* [MATERIAL]:
============

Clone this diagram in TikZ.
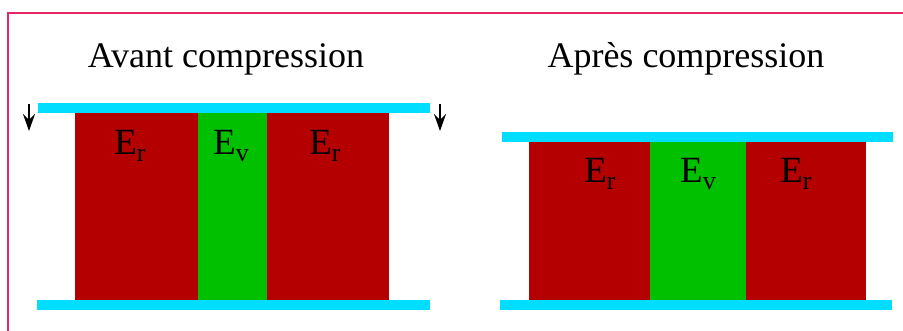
\documentclass[tikz,border=0pt]{standalone}
\usepackage{fontspec}
\setmainfont{Liberation Serif}
\usetikzlibrary{arrows.meta}
\definecolor{brick}{RGB}{180,0,0}
\definecolor{leaf}{RGB}{0,192,0}
\definecolor{sky}{RGB}{0,221,255}
\definecolor{frame}{RGB}{228,40,100}
\newcommand{\lab}[1]{E{\fontsize{26}{26}\selectfont\raisebox{-6.5pt}{#1}}}
\tikzset{
  plate/.style={fill=sky},
  redblk/.style={fill=brick},
  greenblk/.style={fill=leaf},
  title/.style={anchor=base, inner sep=0pt, font=\fontsize{36}{36}\selectfont},
  elab/.style={anchor=base, inner sep=0pt, font=\fontsize{37}{37}\selectfont},
  push/.style={line width=2.2pt, -{Stealth[length=17pt,width=12pt,inset=6pt]}}
}
\begin{document}
\begin{tikzpicture}[x=1pt,y=-1pt]
\clip (0,0) rectangle (903,331);
\fill[white] (0,0) rectangle (903,331);
\draw[frame, line width=2pt] (8.3,12.7) rectangle (960,400);
% titles
\node[title] (t1) at (226,68) {Avant compression};
\node[title] (t2) at (686,68) {Après compression};
% left assembly
\fill[redblk] (75,112) rectangle (198,300);
\fill[greenblk] (198,112) rectangle (267,300);
\fill[redblk] (267,112) rectangle (389,300);
\fill[plate] (38,103) rectangle (430,113);
\fill[plate] (37,300) rectangle (430,310);
\node[elab] (l1) at (130,155) {\lab{r}};
\node[elab] (l2) at (231,155) {\lab{v}};
\node[elab] (l3) at (325,155) {\lab{r}};
\coordinate (a1s) at (29,104);
\coordinate (a1e) at (29,131);
\coordinate (a2s) at (440,104);
\coordinate (a2e) at (440,131);
\draw[push] (a1s) -- (a1e);
\draw[push] (a2s) -- (a2e);
% right assembly
\fill[redblk] (529,141) rectangle (650,300);
\fill[greenblk] (650,141) rectangle (746,300);
\fill[redblk] (746,141) rectangle (866,300);
\fill[plate] (502,132) rectangle (893,142);
\fill[plate] (500,300) rectangle (892,310);
\node[elab] (r1) at (600,183) {\lab{r}};
\node[elab] (r2) at (698,183) {\lab{v}};
\node[elab] (r3) at (796,183) {\lab{r}};
\end{tikzpicture}
\end{document}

============

* [TASK GOAL]: Pictures are excluded; output everything else in the data verbatim.

* [ANSWER TO THE EXERCISE]:
Clone this diagram in TikZ.
\documentclass[tikz,border=0pt]{standalone}
\usepackage{fontspec}
\setmainfont{Liberation Serif}
\usetikzlibrary{arrows.meta}
\definecolor{brick}{RGB}{180,0,0}
\definecolor{leaf}{RGB}{0,192,0}
\definecolor{sky}{RGB}{0,221,255}
\definecolor{frame}{RGB}{228,40,100}
\newcommand{\lab}[1]{E{\fontsize{26}{26}\selectfont\raisebox{-6.5pt}{#1}}}
\tikzset{
  plate/.style={fill=sky},
  redblk/.style={fill=brick},
  greenblk/.style={fill=leaf},
  title/.style={anchor=base, inner sep=0pt, font=\fontsize{36}{36}\selectfont},
  elab/.style={anchor=base, inner sep=0pt, font=\fontsize{37}{37}\selectfont},
  push/.style={line width=2.2pt, -{Stealth[length=17pt,width=12pt,inset=6pt]}}
}
\begin{document}
\begin{tikzpicture}[x=1pt,y=-1pt]
\clip (0,0) rectangle (903,331);
\fill[white] (0,0) rectangle (903,331);
\draw[frame, line width=2pt] (8.3,12.7) rectangle (960,400);
% titles
\node[title] (t1) at (226,68) {Avant compression};
\node[title] (t2) at (686,68) {Après compression};
% left assembly
\fill[redblk] (75,112) rectangle (198,300);
\fill[greenblk] (198,112) rectangle (267,300);
\fill[redblk] (267,112) rectangle (389,300);
\fill[plate] (38,103) rectangle (430,113);
\fill[plate] (37,300) rectangle (430,310);
\node[elab] (l1) at (130,155) {\lab{r}};
\node[elab] (l2) at (231,155) {\lab{v}};
\node[elab] (l3) at (325,155) {\lab{r}};
\coordinate (a1s) at (29,104);
\coordinate (a1e) at (29,131);
\coordinate (a2s) at (440,104);
\coordinate (a2e) at (440,131);
\draw[push] (a1s) -- (a1e);
\draw[push] (a2s) -- (a2e);
% right assembly
\fill[redblk] (529,141) rectangle (650,300);
\fill[greenblk] (650,141) rectangle (746,300);
\fill[redblk] (746,141) rectangle (866,300);
\fill[plate] (502,132) rectangle (893,142);
\fill[plate] (500,300) rectangle (892,310);
\node[elab] (r1) at (600,183) {\lab{r}};
\node[elab] (r2) at (698,183) {\lab{v}};
\node[elab] (r3) at (796,183) {\lab{r}};
\end{tikzpicture}
\end{document}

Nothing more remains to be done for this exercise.